Los Angeles-based artist Calvin Marcus’ work can be characterized by its humorous, playful, and often psychological qualities. Known for his embrace of the subconscious through automatic drawing practices, Marcus employs painting and drawing as meditative processes, in which the mind is encouraged to run wild and meaning is only interpreted after the fact. Following in the footsteps of his surrealist predecessors, Marcus is concerned with unfiltered ideas, underlying fears, and unspoken desires, which can only be channeled when the limiting structures of the psyche are unlocked, when our inner thoughts can somehow manage to escape. Unlike André Masson, Joan Miró, or Jean Arp, however, Marcus alludes to something more sinister in his work, and that is particularly the case in his latest solo exhibition at Clearing’s Upper East Side gallery location.

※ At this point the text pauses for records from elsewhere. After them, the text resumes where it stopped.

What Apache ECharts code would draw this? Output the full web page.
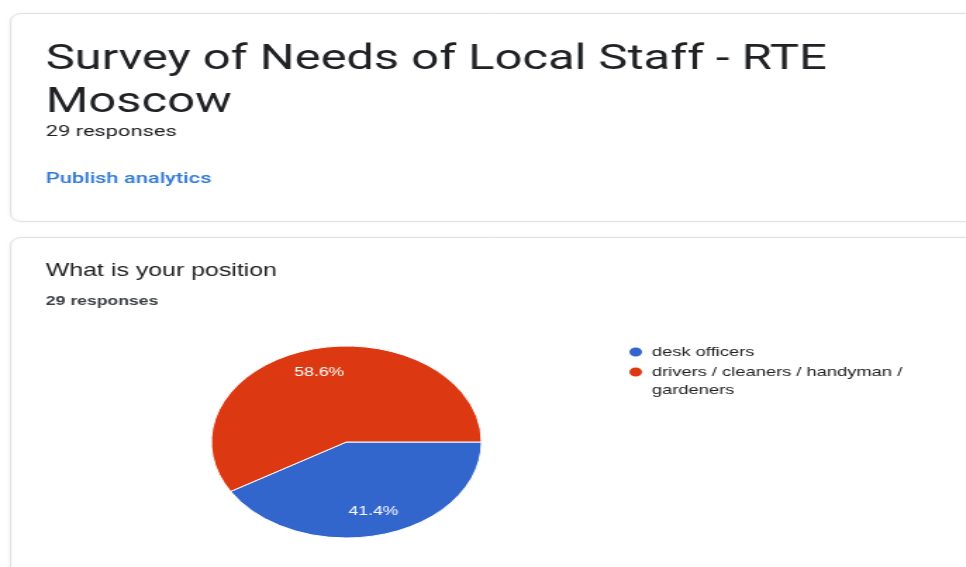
<!DOCTYPE html>
<html>
<head>
<meta charset="utf-8">
<script src="https://cdn.jsdelivr.net/npm/echarts@6/dist/echarts.min.js"></script>
<style>
  html, body { margin: 0; padding: 0; background: #ffffff; overflow: hidden; }
  #main { width: 686px; height: 567px; transform: scaleX(1.408); transform-origin: 0 0; }
</style>
</head>
<body>
<div id="main"></div>
<script>
// Page texts
const formTitleLines = ['Survey of Needs of Local Staff - RTE', 'Moscow'];
const formResponses = '29 responses';
const publishLink = 'Publish analytics';
const questionTitle = 'What is your position';
const questionResponses = '29 responses';

// Answers to the question
const categories = ['desk officers', 'drivers / cleaners / handyman / gardeners'];
const counts = [12, 17];
const sliceColors = ['#3366cc', '#dc3912'];

const pieCenter = [246, 442];
const pieRadius = 96;
const labelRadiusRatio = 0.75;

const chart = echarts.init(document.getElementById('main'));

const total = counts.reduce((a, b) => a + b, 0);

function midAngle(idx) {
  let acc = 0;
  for (let i = 0; i < idx; i++) acc += counts[i];
  return (acc + counts[idx] / 2) / total * Math.PI * 2;
}

// oval legend marker, stretched to itemWidth x itemHeight
const markerIcon = 'path://M0 5a5 5 0 1 0 10 0a5 5 0 1 0 -10 0z';

const legendText = {
  fontFamily: '"Liberation Sans", Arial, sans-serif',
  fontSize: 13,
  color: '#222222',
  lineHeight: 18
};

const legendBase = {
  orient: 'vertical',
  left: 445,
  padding: 0,
  icon: markerIcon,
  itemWidth: 13, itemHeight: 11,
  selectedMode: false
};

chart.setOption({
  animation: false,
  backgroundColor: '#ffffff',
  graphic: [
    {
      type: 'rect', z: 0,
      shape: { x: 7.5, y: 13.5, width: 720, height: 208, r: 8 },
      style: { fill: '#ffffff', stroke: '#e2e2e2', lineWidth: 1, shadowBlur: 3, shadowColor: 'rgba(0,0,0,0.06)' }
    },
    {
      type: 'rect', z: 0,
      shape: { x: 7.5, y: 237.5, width: 720, height: 420, r: 8 },
      style: { fill: '#ffffff', stroke: '#e2e2e2', lineWidth: 1, shadowBlur: 3, shadowColor: 'rgba(0,0,0,0.06)' }
    },
    {
      type: 'text', z: 5, x: 32.5, y: 60.5,
      style: { text: formTitleLines[0], font: '400 34.7px Roboto, sans-serif', fill: '#202124', verticalAlign: 'middle' }
    },
    {
      type: 'text', z: 5, x: 32.5, y: 103.5,
      style: { text: formTitleLines[1], font: '400 34.7px Roboto, sans-serif', fill: '#202124', verticalAlign: 'middle' }
    },
    {
      type: 'text', z: 5, x: 32.5, y: 132,
      style: { text: formResponses, font: '400 15.5px Roboto, sans-serif', fill: '#202124', verticalAlign: 'middle' }
    },
    {
      type: 'text', z: 5, x: 32.5, y: 179,
      style: { text: publishLink, font: '500 15.5px Roboto, sans-serif', fill: '#2f78d6', verticalAlign: 'middle' }
    },
    {
      type: 'text', z: 5, x: 32.5, y: 271,
      style: { text: questionTitle, font: '400 17.7px "Liberation Sans", Arial, sans-serif', fill: '#202124', verticalAlign: 'middle' }
    },
    {
      type: 'text', z: 5, x: 32.5, y: 302,
      style: { text: questionResponses, font: 'bold 12.5px "Liberation Sans", Arial, sans-serif', fill: '#3c4043', verticalAlign: 'middle' }
    }
  ],
  legend: [
    Object.assign({}, legendBase, {
      data: [categories[0]],
      top: 343,
      textStyle: legendText
    }),
    Object.assign({}, legendBase, {
      // leading blank line keeps the first text line level with the marker
      data: [categories[1]],
      formatter: function (name) { return '\n' + name; },
      top: 345,
      textStyle: Object.assign({}, legendText, { width: 200, overflow: 'break' })
    })
  ],
  series: [{
    type: 'pie',
    center: pieCenter,
    radius: pieRadius,
    startAngle: 0,
    clockwise: true,
    percentPrecision: 1,
    silent: true,
    emphasis: { disabled: true },
    itemStyle: { borderColor: '#ffffff', borderWidth: 1 },
    label: {
      show: true,
      position: 'inside',
      formatter: '{d}%',
      color: '#ffffff',
      fontFamily: '"Liberation Sans", Arial, sans-serif',
      fontSize: 12.5
    },
    labelLine: { show: false },
    labelLayout: function (p) {
      const a = midAngle(p.dataIndex);
      return {
        x: pieCenter[0] + labelRadiusRatio * pieRadius * Math.cos(a),
        y: pieCenter[1] + labelRadiusRatio * pieRadius * Math.sin(a),
        align: 'center',
        verticalAlign: 'middle'
      };
    },
    data: categories.map((name, i) => ({ name: name, value: counts[i], itemStyle: { color: sliceColors[i] } }))
  }]
});
</script>
</body>
</html>
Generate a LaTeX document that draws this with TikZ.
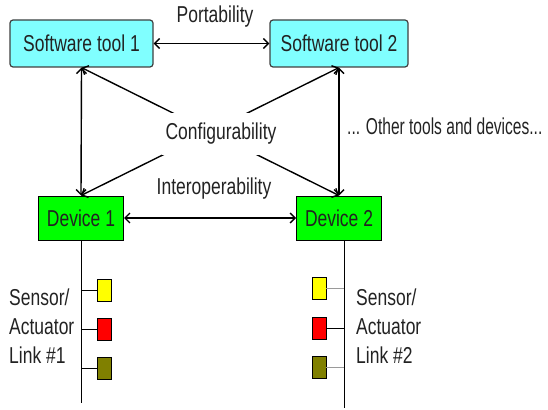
\documentclass[tikz,border=0pt]{standalone}
\usepackage{fontspec}
\setmainfont{Liberation Sans}[FakeStretch=0.76]
\definecolor{toolCyan}{HTML}{80FFFF}
\definecolor{toolBorder}{HTML}{404040}
\definecolor{deviceGreen}{HTML}{00FF00}
\definecolor{sensorYellow}{HTML}{FFFF00}
\definecolor{actuatorRed}{HTML}{FF0000}
\definecolor{linkOlive}{HTML}{808000}
\definecolor{stubGray}{HTML}{9A9A9A}
\definecolor{textMain}{HTML}{222222}
\usetikzlibrary{arrows.meta, positioning}

\tikzset{
  toolbox/.style={draw=toolBorder, fill=toolCyan, line width=1.2pt, rounded corners=3pt,
                  minimum height=47pt, inner sep=0pt},
  devicebox/.style={draw=black, fill=deviceGreen, line width=1pt,
                  minimum width=85pt, minimum height=44pt, inner sep=0pt},
  sensorbox/.style={draw=black, line width=0.8pt, minimum width=14pt, minimum height=22pt, inner sep=0pt},
  twoway/.style={{Straight Barb[length=5pt,width=10pt]}-{Straight Barb[length=5pt,width=10pt]}, line width=1.4pt},
  busline/.style={line width=1pt},
}

\begin{document}
\begin{tikzpicture}[x=1pt, y=-1pt, font=\fontsize{23}{29}\selectfont, text=textMain]
  \useasboundingbox (0,0) rectangle (548,409);

  % tools and devices
  \node[toolbox, minimum width=143pt] (tool1) at (81.5,43.5) {Software tool 1};
  \node[toolbox, minimum width=138pt] (tool2) at (339,43.5) {Software tool 2};
  \node[devicebox] (dev1) at (81,218) {Device 1};
  \node[devicebox] (dev2) at (339,218) {Device 2};

  % links between them
  \draw[twoway] (tool1) -- (tool2);
  \draw[twoway] (tool1.south) -- (dev1.north);
  \draw[twoway] (tool2.south) -- (dev2.north);
  \draw[twoway] (tool1.south) -- (dev2.north);
  \draw[twoway] (tool2.south) -- (dev1.north);
  \draw[twoway] (dev1) -- (dev2);

  \node (portability) at (215,17) {Portability};
  \node[fill=white, inner sep=4pt, minimum height=42pt] (config) at (221,134) {Configurability};
  \node (interop) at (214,189) {Interoperability};
  \node[anchor=west, inner sep=0pt] (others) at (347,126) {\scalebox{0.89}[1]{... Other tools and devices...}};

  % sensor/actuator links
  \coordinate (bus1end) at (81,403);
  \coordinate (bus2top) at ([xshift=5pt]dev2.south);
  \coordinate (bus2end) at (344,408);
  \draw[busline] (dev1.south) -- (bus1end);
  \draw[busline] (bus2top) -- (bus2end);

  \node[sensorbox, fill=sensorYellow] (sens1a) at (104.5,290.5) {};
  \node[sensorbox, fill=actuatorRed]  (sens1b) at (104.5,329.5) {};
  \node[sensorbox, fill=linkOlive]    (sens1c) at (104.5,368.5) {};
  \node[sensorbox, fill=sensorYellow] (sens2a) at (319,288.5) {};
  \node[sensorbox, fill=actuatorRed]  (sens2b) at (319,328.5) {};
  \node[sensorbox, fill=linkOlive]    (sens2c) at (319,367.5) {};

  \draw[busline] (sens1a.west) -- (sens1a.west -| bus1end);
  \draw[busline] (sens1b.west) -- (sens1b.west -| bus1end);
  \draw[busline] (sens1c.west) -- (sens1c.west -| bus1end);
  \draw[busline, stubGray] (sens2a.east) -- (sens2a.east -| bus2end);
  \draw[busline] (sens2b.east) -- (sens2b.east -| bus2end);
  \draw[busline, stubGray] (sens2c.east) -- (sens2c.east -| bus2end);

  \node[anchor=north west, inner sep=0pt, align=left] (link1) at (9,289) {Sensor/\\Actuator\\Link \#1};
  \node[anchor=north west, inner sep=0pt, align=left] (link2) at (356,289) {Sensor/\\Actuator\\Link \#2};
\end{tikzpicture}
\end{document}
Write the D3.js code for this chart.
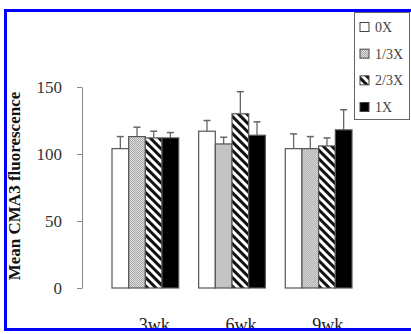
<!DOCTYPE html>
<html>
<head>
<meta charset="utf-8">
<script src="https://d3js.org/d3.v7.min.js"></script>
<style>
    body { margin: 0; background: white; }
    svg { display: block; }
    text { font-family: "Liberation Serif", "Times New Roman", serif; }
</style>
</head>
<body>
<svg id="chart" width="411" height="334"></svg>
<script>
    const groups = ["3wk", "6wk", "9wk"];
    const series = ["0X", "1/3X", "2/3X", "1X"];
    const means = {
        "0X":   [104, 117, 104],
        "1/3X": [113, 107.5, 104],
        "2/3X": [112, 130, 106],
        "1X":   [112, 114, 118]
    };
    const errs = {
        "0X":   [9, 8, 11],
        "1/3X": [7, 5, 9],
        "2/3X": [5, 16.5, 6],
        "1X":   [4, 10, 15]
    };
    const yTicks = [0, 50, 100, 150];

    const svg = d3.select("#chart");
    const defs = svg.append("defs");

    // light dotted grey fill
    const dots = defs.append("pattern").attr("id", "dots")
        .attr("width", 2).attr("height", 2).attr("patternUnits", "userSpaceOnUse");
    dots.append("rect").attr("width", 2).attr("height", 2).attr("fill", "#dedede");
    dots.append("rect").attr("width", 1).attr("height", 1).attr("fill", "#aaa");
    dots.append("rect").attr("x", 1).attr("y", 1).attr("width", 1).attr("height", 1).attr("fill", "#aaa");

    // diagonal stripes (top-left to bottom-right)
    const hatch = defs.append("pattern").attr("id", "hatch")
        .attr("width", 6).attr("height", 6).attr("patternUnits", "userSpaceOnUse")
        .attr("patternTransform", "rotate(-45)");
    hatch.append("rect").attr("width", 6).attr("height", 6).attr("fill", "white");
    hatch.append("rect").attr("width", 3).attr("height", 6).attr("fill", "#111");

    const fills = {"0X": "white", "1/3X": "url(#dots)", "2/3X": "url(#hatch)", "1X": "#000"};

    const y = d3.scaleLinear().domain([0, 150]).range([288, 87]);
    const x0 = d3.scaleBand().domain(groups).range([112, 352]).paddingInner(0.23).paddingOuter(0);
    const x1 = d3.scaleBand().domain(series).range([0, x0.bandwidth()]).padding(0);

    // y axis
    const yAxis = svg.append("g")
        .attr("transform", "translate(82,0)")
        .call(d3.axisLeft(y).tickValues(yTicks).tickSize(5).tickPadding(15).tickSizeOuter(0));
    yAxis.select(".domain").attr("stroke", "#888");
    yAxis.selectAll(".tick line").attr("stroke", "#888");
    yAxis.selectAll(".tick text")
        .attr("fill", "#333")
        .style("font-size", "17px")
        .style("font-family", "'Liberation Serif', serif");

    // y label
    svg.append("text")
        .attr("transform", "translate(20,186) rotate(-90)")
        .attr("text-anchor", "middle")
        .attr("fill", "#111")
        .style("font-size", "17px")
        .style("font-weight", "bold")
        .text("Mean CMA3 fluorescence");

    // bars
    const gGroups = svg.append("g").selectAll("g")
        .data(groups)
        .join("g")
        .attr("transform", d => `translate(${x0(d)},0)`);

    gGroups.each(function (g, gi) {
        const sel = d3.select(this);
        series.forEach(s => {
            const v = means[s][gi];
            const e = errs[s][gi];
            const cx = x1(s) + x1.bandwidth() / 2;
            sel.append("line")
                .attr("x1", cx).attr("x2", cx)
                .attr("y1", y(v)).attr("y2", y(v + e))
                .attr("stroke", "#666").attr("stroke-width", 1.3);
            sel.append("line")
                .attr("x1", cx - 3.5).attr("x2", cx + 3.5)
                .attr("y1", y(v + e)).attr("y2", y(v + e))
                .attr("stroke", "#666").attr("stroke-width", 1.5);
            sel.append("rect")
                .attr("x", x1(s))
                .attr("y", y(v))
                .attr("width", x1.bandwidth())
                .attr("height", y(0) - y(v))
                .attr("fill", fills[s])
                .attr("stroke", "#555")
                .attr("stroke-width", 1.2);
        });
    });

    // x labels
    svg.append("g").selectAll("text")
        .data(groups)
        .join("text")
        .attr("x", d => x0(d) + x0.bandwidth() / 2 + 9)
        .attr("y", 331)
        .attr("text-anchor", "middle")
        .attr("fill", "#222")
        .style("font-size", "18px")
        .text(d => d);

    // legend
    const leg = svg.append("g");
    leg.append("rect")
        .attr("x", 354.5).attr("y", 12.5)
        .attr("width", 55).attr("height", 107)
        .attr("fill", "white").attr("stroke", "#666").attr("stroke-width", 1);
    const legY = d3.scalePoint().domain(series).range([27, 107]);
    series.forEach(s => {
        leg.append("rect")
            .attr("x", 360).attr("y", legY(s) - 4.5)
            .attr("width", 9).attr("height", 9)
            .attr("fill", fills[s]).attr("stroke", "#444").attr("stroke-width", 1);
        leg.append("text")
            .attr("x", 375).attr("y", legY(s) + 5)
            .attr("fill", "#444")
            .style("font-size", "14px")
            .text(s);
    });

    // blue frame
    svg.append("path")
        .attr("d", "M411,10.5 H5.5 V329.5 H411")
        .attr("fill", "none")
        .attr("stroke", "#0000ff")
        .attr("stroke-width", 3);
</script>
</body>
</html>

In ‘Automatic Drawings,’ Marcus presents the audience with a stripped down and subtle continuation of his previous approach, while maintaining its strange, unsettling, and comical edge. Moving away from the silly, colorful, and dreamlike canvases and installations that his viewers are accustomed to seeing, Marcus’ ‘Automatic Drawings’ are entirely black and white, evoking a nightmare more than anything else. An unnerving mélange of seemingly familiar cartoonish characters and repetitive forms inhabits the otherwise empty canvases. A black, bubbling cauldron recurs in multiple drawings, a horizontally positioned skyscraper creeps into view, while dark, beady eyes peer out from the blank void. It is as if the white canvases are plagued by these ominous figures; a clear mind troubled by dark thoughts.
“The artist’s mind isn’t just a site of production but a route for escape,” the exhibition’s press release states, thus begging the question: If this is where the artist escapes to, what on earth does his reality look like? Grotesque and looming, it seems that when purposeful thinking is removed from the creative process, the artist’s mind goes to a rather dark place. As viewers, we can sense the same helplessness that we might feel in a dream, not being able to run fast enough from an unknown and impending doom. In terms of the mind acting as a tool for escape from the harsh realities of life, it appears to be failing us, allowing confusion and chaos to seep back in. Our fantasies, collages of convoluted and nonlinear excerpts from previous memories, encounters, and emotions, begin to topple inwards upon themselves, trapping us in an ‘Alice in Wonderland’ sort of spell. Where is the escape button?
Perhaps it is not, then, the artist himself who escapes through the act of creating, but the thoughts and emotions that are usually suppressed, finding a way out through the artist’s mind. Marcus’ ‘Automatic Drawings’ are honest and raw in their depictions of the human mind in all its perversity, but they are not particularly interesting to look at. While they may be a source of introspection for the artist, revealing a nervous, trippy, anxious, and agitated individual, they are difficult to connect to as someone on the outside. Previous works, like ‘Green Calvin’ and ‘me with tongue,’ had a certain brightness and compelling creepiness about them, inviting us to get to know more about the artist, but Marcus’ latest work is less exciting. Images appear and dissolve into the canvases, but the artist fails to call much to our attention. In fact, he repels us with the monotonous and menacing subject matter of his work. In their black and white minimalism, Marcus’ drawings seem to reduce the power and variety of our minds to a series of cliché, psychedelic visuals. What we are left with is an exercise in automatism that barely scrapes the surface of what the subconscious has to offer; a bad trip, if you ask me, or maybe this is just not the type of escape that I was hoping for.